Input rows
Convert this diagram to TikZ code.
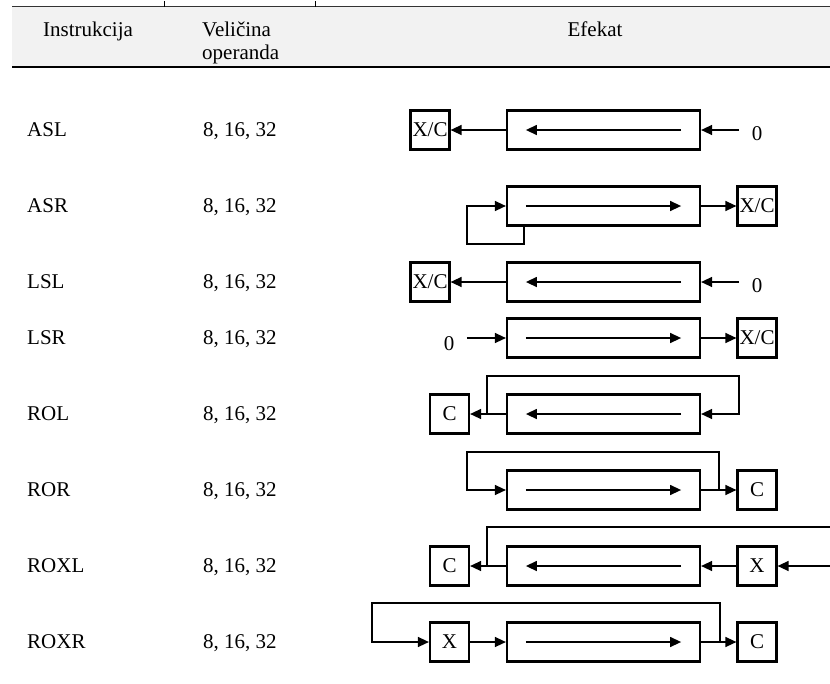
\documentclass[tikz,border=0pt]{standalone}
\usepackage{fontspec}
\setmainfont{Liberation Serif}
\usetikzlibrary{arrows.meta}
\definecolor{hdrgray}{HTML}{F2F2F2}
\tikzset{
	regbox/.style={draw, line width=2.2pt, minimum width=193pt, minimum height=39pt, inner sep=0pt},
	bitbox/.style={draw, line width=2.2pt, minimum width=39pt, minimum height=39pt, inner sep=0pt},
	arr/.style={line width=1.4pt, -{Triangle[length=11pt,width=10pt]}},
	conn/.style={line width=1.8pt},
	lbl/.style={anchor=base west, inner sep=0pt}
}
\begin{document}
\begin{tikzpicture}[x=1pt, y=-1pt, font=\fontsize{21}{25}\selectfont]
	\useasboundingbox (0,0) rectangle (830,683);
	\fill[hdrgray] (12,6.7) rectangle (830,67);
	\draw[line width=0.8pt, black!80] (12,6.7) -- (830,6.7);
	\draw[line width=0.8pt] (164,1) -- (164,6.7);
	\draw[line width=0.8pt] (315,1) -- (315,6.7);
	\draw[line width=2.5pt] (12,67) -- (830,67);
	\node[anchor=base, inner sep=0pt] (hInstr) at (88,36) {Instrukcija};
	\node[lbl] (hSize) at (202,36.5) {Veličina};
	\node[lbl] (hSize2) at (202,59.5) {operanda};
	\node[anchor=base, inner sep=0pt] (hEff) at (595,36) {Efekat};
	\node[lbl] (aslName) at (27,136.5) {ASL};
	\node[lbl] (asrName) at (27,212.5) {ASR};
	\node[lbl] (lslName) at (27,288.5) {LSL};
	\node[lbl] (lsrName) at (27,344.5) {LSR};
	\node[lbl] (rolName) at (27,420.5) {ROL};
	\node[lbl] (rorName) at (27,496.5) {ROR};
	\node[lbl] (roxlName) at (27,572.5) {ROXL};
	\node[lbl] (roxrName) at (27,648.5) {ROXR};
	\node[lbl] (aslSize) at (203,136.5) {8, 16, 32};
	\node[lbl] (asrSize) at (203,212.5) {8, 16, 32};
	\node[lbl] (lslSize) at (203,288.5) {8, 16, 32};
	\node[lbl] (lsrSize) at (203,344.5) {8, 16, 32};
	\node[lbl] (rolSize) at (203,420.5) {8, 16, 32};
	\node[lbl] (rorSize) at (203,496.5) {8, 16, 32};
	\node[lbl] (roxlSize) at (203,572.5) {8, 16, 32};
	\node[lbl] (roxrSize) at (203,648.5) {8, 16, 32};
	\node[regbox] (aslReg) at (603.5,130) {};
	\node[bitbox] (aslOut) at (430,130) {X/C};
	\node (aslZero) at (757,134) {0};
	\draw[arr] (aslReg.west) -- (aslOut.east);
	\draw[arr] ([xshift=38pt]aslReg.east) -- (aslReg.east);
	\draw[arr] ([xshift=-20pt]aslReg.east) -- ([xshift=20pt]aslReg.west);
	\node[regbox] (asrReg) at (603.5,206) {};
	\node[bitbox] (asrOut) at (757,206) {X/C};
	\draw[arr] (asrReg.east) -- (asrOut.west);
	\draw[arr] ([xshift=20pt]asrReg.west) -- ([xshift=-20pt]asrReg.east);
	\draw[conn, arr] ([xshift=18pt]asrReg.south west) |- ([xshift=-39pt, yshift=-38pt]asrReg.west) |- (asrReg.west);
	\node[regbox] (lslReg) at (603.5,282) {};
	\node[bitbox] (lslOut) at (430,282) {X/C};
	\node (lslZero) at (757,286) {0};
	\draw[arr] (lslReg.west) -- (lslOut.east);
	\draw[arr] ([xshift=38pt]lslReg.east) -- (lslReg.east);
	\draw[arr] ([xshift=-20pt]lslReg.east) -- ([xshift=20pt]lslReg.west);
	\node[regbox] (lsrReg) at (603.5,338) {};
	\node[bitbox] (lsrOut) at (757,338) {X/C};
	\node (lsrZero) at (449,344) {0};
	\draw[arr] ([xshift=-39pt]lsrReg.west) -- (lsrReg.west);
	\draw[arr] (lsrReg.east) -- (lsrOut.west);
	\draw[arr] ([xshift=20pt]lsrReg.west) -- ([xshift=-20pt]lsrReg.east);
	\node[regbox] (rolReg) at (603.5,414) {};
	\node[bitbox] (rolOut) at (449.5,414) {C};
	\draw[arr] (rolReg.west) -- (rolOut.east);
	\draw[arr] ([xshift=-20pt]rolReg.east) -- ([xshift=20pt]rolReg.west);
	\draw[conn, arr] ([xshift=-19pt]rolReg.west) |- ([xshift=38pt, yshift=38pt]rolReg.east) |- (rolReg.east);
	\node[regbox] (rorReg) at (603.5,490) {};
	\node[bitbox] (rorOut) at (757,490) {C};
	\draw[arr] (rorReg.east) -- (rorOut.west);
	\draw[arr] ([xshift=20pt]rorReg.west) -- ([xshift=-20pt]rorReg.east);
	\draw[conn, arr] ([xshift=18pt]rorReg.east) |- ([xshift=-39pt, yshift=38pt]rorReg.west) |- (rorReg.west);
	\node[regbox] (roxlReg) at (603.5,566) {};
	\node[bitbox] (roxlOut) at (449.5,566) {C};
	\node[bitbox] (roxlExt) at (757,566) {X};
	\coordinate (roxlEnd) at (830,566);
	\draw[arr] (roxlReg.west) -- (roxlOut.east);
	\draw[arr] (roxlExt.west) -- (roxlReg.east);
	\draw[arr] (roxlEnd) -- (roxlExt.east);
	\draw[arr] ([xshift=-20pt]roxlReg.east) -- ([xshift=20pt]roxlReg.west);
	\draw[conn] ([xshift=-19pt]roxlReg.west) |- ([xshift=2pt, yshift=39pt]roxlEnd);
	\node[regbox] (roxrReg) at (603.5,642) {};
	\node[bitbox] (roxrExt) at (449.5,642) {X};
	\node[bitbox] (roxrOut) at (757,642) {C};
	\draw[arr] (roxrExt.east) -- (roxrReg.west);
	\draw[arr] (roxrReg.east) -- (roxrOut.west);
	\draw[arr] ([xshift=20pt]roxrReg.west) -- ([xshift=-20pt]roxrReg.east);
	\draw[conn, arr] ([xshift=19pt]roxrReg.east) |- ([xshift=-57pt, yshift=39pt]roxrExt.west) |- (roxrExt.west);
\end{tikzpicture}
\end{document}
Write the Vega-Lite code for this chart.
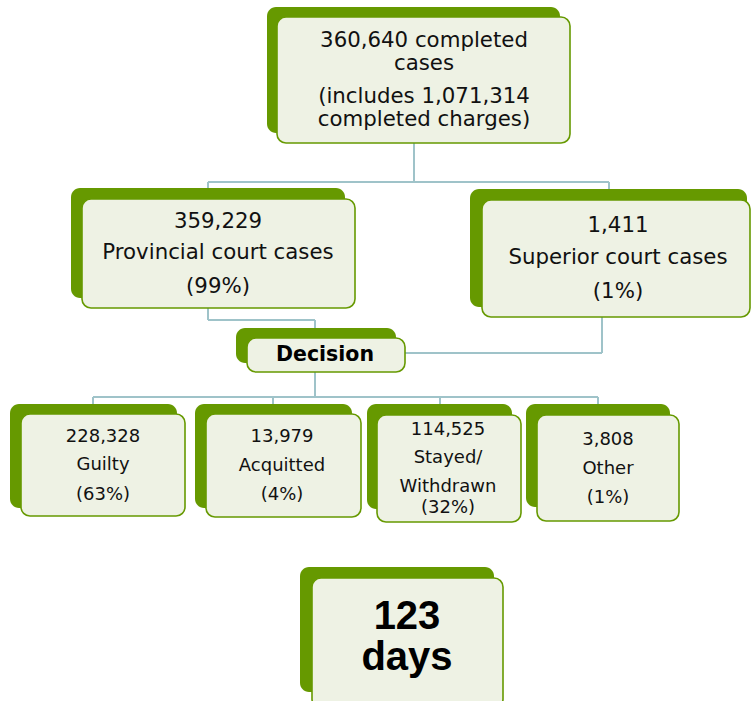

Work to be completed
Copy each line of the records above that carries the word "this".

Reply
Convert this diagram to TikZ code.
Write the Vega-Lite code for this chart.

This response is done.